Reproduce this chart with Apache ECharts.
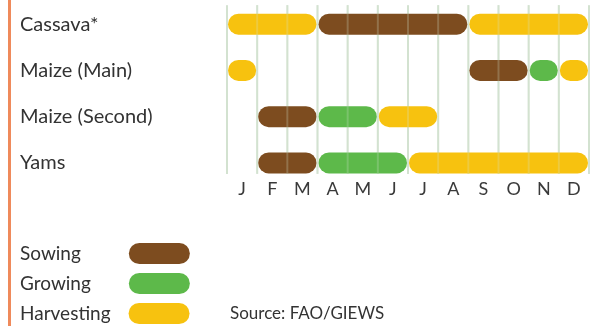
<!DOCTYPE html>
<html>
<head>
<meta charset="utf-8">
<script src="https://cdn.jsdelivr.net/npm/echarts@6/dist/echarts.min.js"></script>
<style>
html,body{margin:0;padding:0;background:#fff;}
#chart{width:597px;height:326px;}
</style>
</head>
<body>
<div id="chart"></div>
<script>
// crop calendar data: [start month, end month, phase]
var crops = ['Cassava*', 'Maize (Main)', 'Maize (Second)', 'Yams'];
var months = ['J', 'F', 'M', 'A', 'M', 'J', 'J', 'A', 'S', 'O', 'N', 'D'];
var phases = ['Sowing', 'Growing', 'Harvesting'];
var phaseColors = ['#7d4c1f', '#5db94a', '#f7c20f'];

var cassava = [[0, 3, 'Harvesting'], [3, 8, 'Sowing'], [8, 12, 'Harvesting']];
var maizeMain = [[0, 1, 'Harvesting'], [8, 10, 'Sowing'], [10, 11, 'Growing'], [11, 12, 'Harvesting']];
var maizeSecond = [[1, 3, 'Sowing'], [3, 5, 'Growing'], [5, 7, 'Harvesting']];
var yams = [[1, 3, 'Sowing'], [3, 6, 'Growing'], [6, 12, 'Harvesting']];
var boundaries = [0, 1, 2, 3, 4, 5, 6, 7, 8, 9, 10, 11, 12];

var calendar = [cassava, maizeMain, maizeSecond, yams];

var myChart = echarts.init(document.getElementById('chart'));

function pill(params, api) {
    var a = api.coord([api.value(0), api.value(2)]);
    var b = api.coord([api.value(1), api.value(2)]);
    var h = 21;
    return {
        type: 'rect',
        shape: {x: a[0] + 1, y: a[1] - h / 2, width: b[0] - a[0] - 2, height: h, r: h / 2},
        style: {fill: api.visual('color')}
    };
}

function gridLine(opacity) {
    return function (params, api) {
        var top = api.coord([api.value(0), 0]);
        var bottom = api.coord([api.value(0), crops.length - 1]);
        return {
            type: 'line',
            shape: {x1: top[0], y1: top[1] - 19, x2: top[0], y2: bottom[1] + 11},
            style: {stroke: '#d3e2d0', lineWidth: 2, opacity: opacity}
        };
    };
}

var series = [];
series.push({
    type: 'custom', name: 'grid', renderItem: gridLine(1), z: 1, silent: true,
    data: boundaries.map(function (m) { return [m]; })
});
phases.forEach(function (p, i) {
    var data = [];
    calendar.forEach(function (rows, ci) {
        rows.forEach(function (r) {
            if (r[2] == p) data.push([r[0], r[1], ci]);
        });
    });
    series.push({
        type: 'custom', name: p, renderItem: pill, z: 2,
        itemStyle: {color: phaseColors[i]},
        encode: {x: [0, 1], y: 2},
        data: data
    });
});
series.push({
    type: 'custom', name: 'grid2', renderItem: gridLine(0.25), z: 3, silent: true,
    data: boundaries.map(function (m) { return [m]; })
});

// one legend per phase; text at x=20, right padding so pills line up at x=129
var ctx = document.createElement('canvas').getContext('2d');
ctx.font = '19px Lato';
var legends = phases.map(function (p, i) {
    var w = ctx.measureText(p).width;
    return {
        data: [p],
        left: 20, top: 243 + i * 30,
        padding: 0,
        align: 'right',
        itemWidth: 61, itemHeight: 21,
        icon: 'path://M10.5,0 L50.5,0 A10.5,10.5 0 0 1 50.5,21 L10.5,21 A10.5,10.5 0 0 1 10.5,0 Z',
        selectedMode: false,
        textStyle: {fontSize: 19, color: '#333', fontFamily: 'Lato', padding: [4, Math.round(104 - w), 0, 0]}
    };
});

var option = {
    animation: false,
    color: phaseColors,
    textStyle: {fontFamily: 'Lato'},
    grid: {left: 227, right: 8, top: 1, height: 185},
    xAxis: [
        {type: 'value', min: 0, max: 12, interval: 1, show: false},
        {
            type: 'category', data: months, position: 'bottom', boundaryGap: true,
            axisLine: {show: false}, axisTick: {show: false}, splitLine: {show: false},
            axisLabel: {fontSize: 18, color: '#3a3a3a', margin: -6, fontFamily: 'Lato'}
        }
    ],
    yAxis: {
        type: 'category', data: crops, inverse: true,
        axisLine: {show: false}, axisTick: {show: false}, splitLine: {show: false},
        axisLabel: {align: 'left', margin: 207, fontSize: 20, color: '#333', fontFamily: 'Lato'}
    },
    legend: legends,
    graphic: [
        {type: 'rect', left: 8, top: 0, shape: {width: 3, height: 326}, style: {fill: '#ef8a5b'}},
        {type: 'text', left: 230, top: 305, style: {text: 'Source: FAO/GIEWS', fontSize: 17, fill: '#333', fontFamily: 'Lato'}}
    ],
    series: series
};
myChart.setOption(option);
</script>
</body>
</html>
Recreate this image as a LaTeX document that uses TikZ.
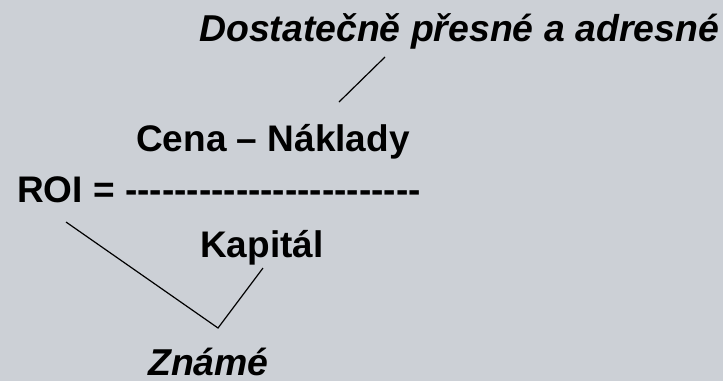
\documentclass[tikz,border=0pt]{standalone}
\usepackage{fontspec}
\setmainfont{Liberation Sans}[Ligatures=TeXOff]
\definecolor{slidegray}{RGB}{204,208,214}
\begin{document}
\begin{tikzpicture}[x=1pt,y=-1pt,
		term/.style={font=\fontsize{37}{44}\selectfont\bfseries,inner sep=0pt,anchor=base west},
		note/.style={term,font=\fontsize{37.4}{44}\selectfont\bfseries\itshape},
		pointer/.style={line width=1.2pt}]
	\fill[slidegray] (0,0) rectangle (723,381);
	% formula
	\node[term] (gain) at (136,151) {Cena – Náklady};
	\node[term] (roi) at (17,202) {ROI = ------------------------};
	\node[term] (capital) at (200,257) {Kapitál};
	% remarks
	\node[note] (precise) at (199,41) {Dostatečně přesné a adresné};
	\node[note] (known) at (148,375) {Známé};
	\coordinate (p1) at (385,57);
	\coordinate (p2) at (339,102);
	\coordinate (k1) at (66,222);
	\coordinate (k2) at (218,328);
	\coordinate (k3) at (263,268);
	\draw[pointer] (p1) -- (p2);
	\draw[pointer] (k1) -- (k2) -- (k3);
\end{tikzpicture}
\end{document}
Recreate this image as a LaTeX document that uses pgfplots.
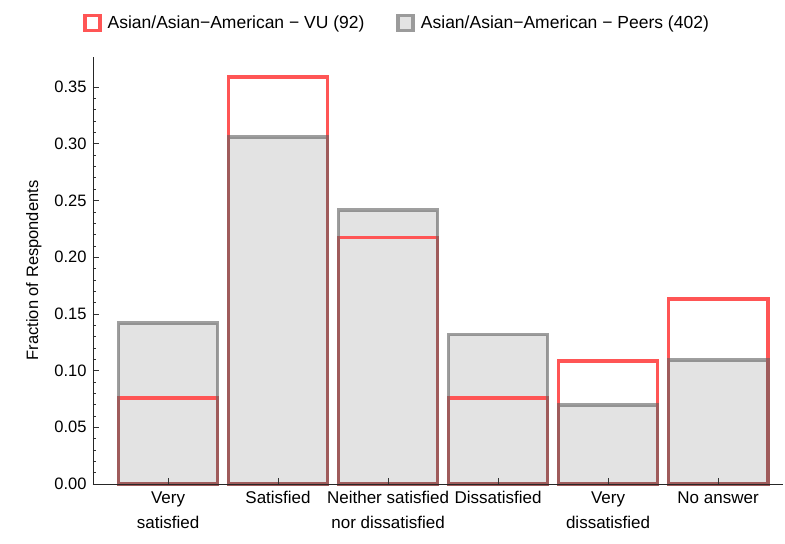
\documentclass[border=0pt]{standalone}
\usepackage{fontspec}
\setmainfont{Liberation Sans}
\usepackage{pgfplots}
\pgfplotsset{compat=1.18}
\definecolor{vured}{RGB}{255,85,85}
\definecolor{peerfill}{RGB}{227,227,227}
\definecolor{peeredge}{RGB}{95,95,95}
\definecolor{legedge}{RGB}{155,155,155}
\begin{document}
\begin{tikzpicture}
\begin{axis}[
  name=ax, scale only axis, width=690bp, height=427bp,
  xmin=0.318, xmax=6.59, ymin=0, ymax=0.3765,
  clip=false, axis on top,
  axis x line=bottom, axis y line=left,
  axis line style={-, black!85, line width=0.7bp},
  tick align=inside, major tick length=6bp, minor tick length=3.5bp,
  tick style={black!80, line width=0.6bp},
  xtick={1,2,3,4,5,6},
  xticklabels={Very\\satisfied, Satisfied, Neither satisfied\\nor dissatisfied, Dissatisfied, Very\\dissatisfied, No answer},
  ytick={0,0.05,0.1,0.15,0.2,0.25,0.3,0.35},
  minor y tick num=4,
  /pgf/number format/assume math mode=true,
  yticklabel style={/pgf/number format/fixed, /pgf/number format/fixed zerofill, /pgf/number format/precision=2, font=\fontsize{16.5bp}{19bp}\selectfont, xshift=-3bp},
  xticklabel style={align=center, font=\fontsize{17bp}{25bp}\selectfont, yshift=-4bp},
  ylabel={Fraction of Respondents},
  ylabel style={font=\fontsize{16.5bp}{19bp}\selectfont, yshift=6bp},
  legend columns=2,
  legend style={at={(-0.0145,1.0796)}, anchor=west, draw=none, fill=none, inner sep=0pt,
    font=\fontsize{17.5bp}{20bp}\selectfont,
    /tikz/every odd column/.append style={column sep=4bp},
    /tikz/every even column/.append style={column sep=30bp}},
  legend cell align=left,
]
\addlegendimage{legend image code/.code={\draw[draw=vured, line width=3.5bp, fill=white] (0bp,-7.5bp) rectangle (15bp,7.5bp);}}
\addlegendentry{Asian/Asian\textminus American \textminus\ VU (92)}
\addlegendimage{legend image code/.code={\draw[draw=legedge, line width=3.5bp, fill=peerfill] (0bp,-7.5bp) rectangle (15bp,7.5bp);}}
\addlegendentry{Asian/Asian\textminus American \textminus\ Peers (402)}

\addplot[ybar, bar width=0.9, bar shift=0pt, fill=peerfill, draw=none, forget plot]
  coordinates {(1,0.1418) (2,0.3060) (3,0.2413) (4,0.1318) (5,0.0697) (6,0.1095)};
\addplot[ybar, bar width=0.9, bar shift=0pt, fill=none, draw=vured, line width=3.8bp, forget plot]
  coordinates {(1,0.0761) (2,0.3587) (3,0.2174) (4,0.0761) (5,0.1087) (6,0.1630)};
\addplot[ybar, bar width=0.9, bar shift=0pt, fill=none, draw=peeredge, draw opacity=0.6, line width=3.8bp, forget plot]
  coordinates {(1,0.1418) (2,0.3060) (3,0.2413) (4,0.1318) (5,0.0697) (6,0.1095)};
\end{axis}
\path ([xshift=-93bp,yshift=-60bp]ax.south west) rectangle ([xshift=2bp,yshift=57bp]ax.north east);
\end{tikzpicture}
\end{document}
================
• **WRITTEN EXERCISE**
Reproduce the records above from their first line to the line bearing "var phaseColors = ['#7d4c1f', '#5db94a', '#f7c20f'];", both ends included, leaving every picture out.

• **OUTPUT OF THE EXERCISE**
Reproduce this chart with Apache ECharts.
<!DOCTYPE html>
<html>
<head>
<meta charset="utf-8">
<script src="https://cdn.jsdelivr.net/npm/echarts@6/dist/echarts.min.js"></script>
<style>
html,body{margin:0;padding:0;background:#fff;}
#chart{width:597px;height:326px;}
</style>
</head>
<body>
<div id="chart"></div>
<script>
// crop calendar data: [start month, end month, phase]
var crops = ['Cassava*', 'Maize (Main)', 'Maize (Second)', 'Yams'];
var months = ['J', 'F', 'M', 'A', 'M', 'J', 'J', 'A', 'S', 'O', 'N', 'D'];
var phases = ['Sowing', 'Growing', 'Harvesting'];
var phaseColors = ['#7d4c1f', '#5db94a', '#f7c20f'];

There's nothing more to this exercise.